The planters, formed by a smooth cement composite, have a one-inch lip—perfect for perching birds to tip into the bird seed, cracked corn and peanut bits. As soon as I open the window in front of my desk to pour feed into the troughs, a flock of plump house sparrows appear on the balcony. I’ve had rare visits from cardinals, orioles, crows and one glorious Downy Woodpecker.
My favorite these days is the black-capped chickadee. She appears alone, flits in for a bite and scrams. The chickadee is a tiny dark-headed bird with white cheeks. Her white underbelly is blushed with pale yellow feathers. I once thought I was going color-blind because when a chickadee lands, blue flashes in my mind’s eye. They are not blue. If that’s God’s way of making himself known, I’ll take it.

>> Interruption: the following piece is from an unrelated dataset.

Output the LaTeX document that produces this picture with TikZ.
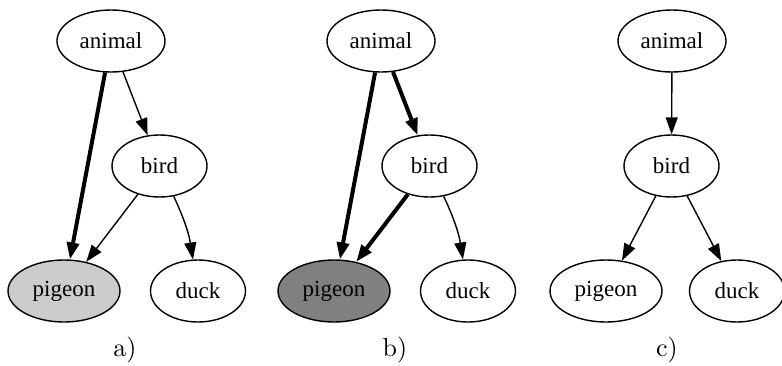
\documentclass[tikz,border=0pt]{standalone}
\usepackage{fontspec}
\newfontfamily\dotfont{Liberation Serif}
\newfontfamily\capfont{lmroman10-regular.otf}
\usepackage{tikz}
\usetikzlibrary{shapes,arrows.meta}
\tikzstyle{word} = [draw, ellipse, line width=1.4pt, inner sep=0pt, minimum height=62pt, minimum width=95pt, font=\dotfont\fontsize{23}{23}\selectfont]
\tikzstyle{line} = [draw, line width=1.4pt, -{Triangle[length=17pt,width=12pt]}]
\tikzset{
  heavy/.style ={line, line width=4pt},
  caption/.style ={anchor=base, font=\capfont\fontsize{26}{26}\selectfont}
}

\begin{document}
\begin{tikzpicture}[x=1pt,y=-1pt]
	\useasboundingbox (0,0) rectangle (782,365);
	\node[word, minimum width=108pt] (animalA) at (111,41) {animal};
	\node[word] (birdA) at (159.5,166) {bird};
	\node[word, minimum width=112pt, fill=gray!40] (pigeonA) at (64,291) {pigeon};
	\node[word] (duckA) at (198,291) {duck};
	\node[caption] (capA) at (125,356) {a)};
	\draw [heavy] (animalA) -- (pigeonA);
	\draw [line] (animalA) -- (birdA);
	\draw [line] (birdA) -- (pigeonA);
	\draw [line] (birdA) to[bend left=8] (duckA);

	\node[word, minimum width=108pt] (animalB) at (381,41) {animal};
	\node[word] (birdB) at (429.5,166) {bird};
	\node[word, minimum width=112pt, fill=gray] (pigeonB) at (334,291) {pigeon};
	\node[word] (duckB) at (468,291) {duck};
	\node[caption] (capB) at (395,356) {b)};
	\draw [heavy] (animalB) -- (pigeonB);
	\draw [heavy] (animalB) -- (birdB);
	\draw [heavy] (birdB) -- (pigeonB);
	\draw [line] (birdB) to[bend left=8] (duckB);

	\node[word, minimum width=108pt] (animalC) at (672,41) {animal};
	\node[word] (birdC) at (671.5,166) {bird};
	\node[word, minimum width=112pt] (pigeonC) at (606,291) {pigeon};
	\node[word] (duckC) at (737,291) {duck};
	\node[caption] (capC) at (667,356) {c)};
	\draw [line] (animalC) -- (birdC);
	\draw [line] (birdC) -- (pigeonC);
	\draw [line] (birdC) -- (duckC);
\end{tikzpicture}
\end{document}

On December 3 at 1:14 pm I ruminated away from my worn-out keyboard just as a peregrine falcon fluttered into the flock of terrified sparrows feeding at the trough. Peregrines eat other birds. The sparrows escaped and the falcon sat there alone, surprised at where he’d found himself. His feathers looked new, like they’d not been used much. His head swiveled almost 180 degrees on his foot-long body. He eyeballed me with knife-like precision. I could see nothing else as he hopped onto the balcony railing. I tried to type a text about the sighting to a birder friend, without moving my hands or looking at the keyboard. The peregrine searched the neighborhood for about fifteen minutes before casting off into his urban jungle.
A new TV series, “Earth at Night in Color,” includes a half-hour on Chicago’s infamous peregrine falcons. The raptor has decided high rise dwellings are as good as the cliffs where their ancestors lived. The peregrine is the fastest animal, bird or beast, in the world. It dive-bombs other birds at 200 miles per hour, killing them in midair. Whenever I come across a dead pigeon I look to see if a peregrine is hovering overhead waiting to dine.
How glum to know now my little bird friends are bait. But my resolve to keep the feeders full has deepened.